The company posted a loss attributable to shareholders of $24mn in the three-month period, versus a $6bn profit a year earlier. Current cost of supplies (CCS) earnings for shareholders sank 48% to $2.76bn, while basic CCS earnings/share were $0.35, versus $0.65 in the first quarter of 2019.
Revenues slumped to $60bn, from $83.74bn. Shell also said that its board had decided to cut quarterly dividends to $16/share, effective from the first quarter. This marks the first time the Anglo-Dutch major has reduced its shareholder dividend since the Second World War.

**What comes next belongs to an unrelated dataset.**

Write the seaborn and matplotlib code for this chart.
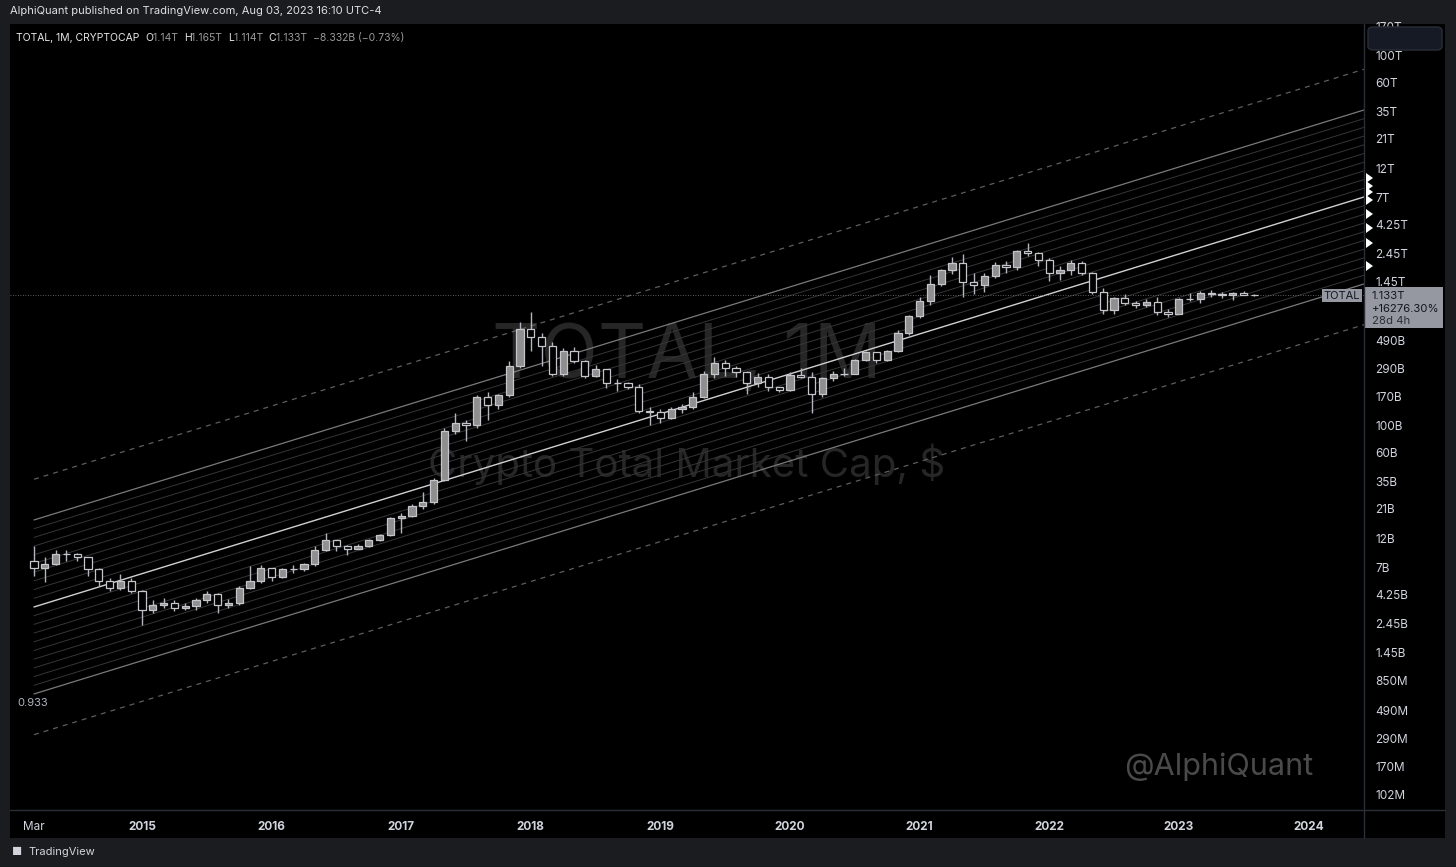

"Given the continued deterioration in the macroeconomic outlook and the significant and mid and long-term uncertainty, we are taking further prudent steps to bolster our resilience, underpin the strength of our balance sheet and support the long-term value creation of Shell," CEO Ben van Beurden said in a statement.
The upstream was Shell's hardest hit segment, with CCS earnings plummeting to $291mn, from $1.65bn a year earlier. Earnings from chemicals tumbled to $148mn, from $451mn, while earnings from oil products were down to $1.36bn, from $1.45bn. Integrated gas earnings fell to $2.14bn, from $2.57bn.
In the past few days, BP, Italy's Eni and Austrian OMV have all published losses following the collapse in oil demand and energy prices.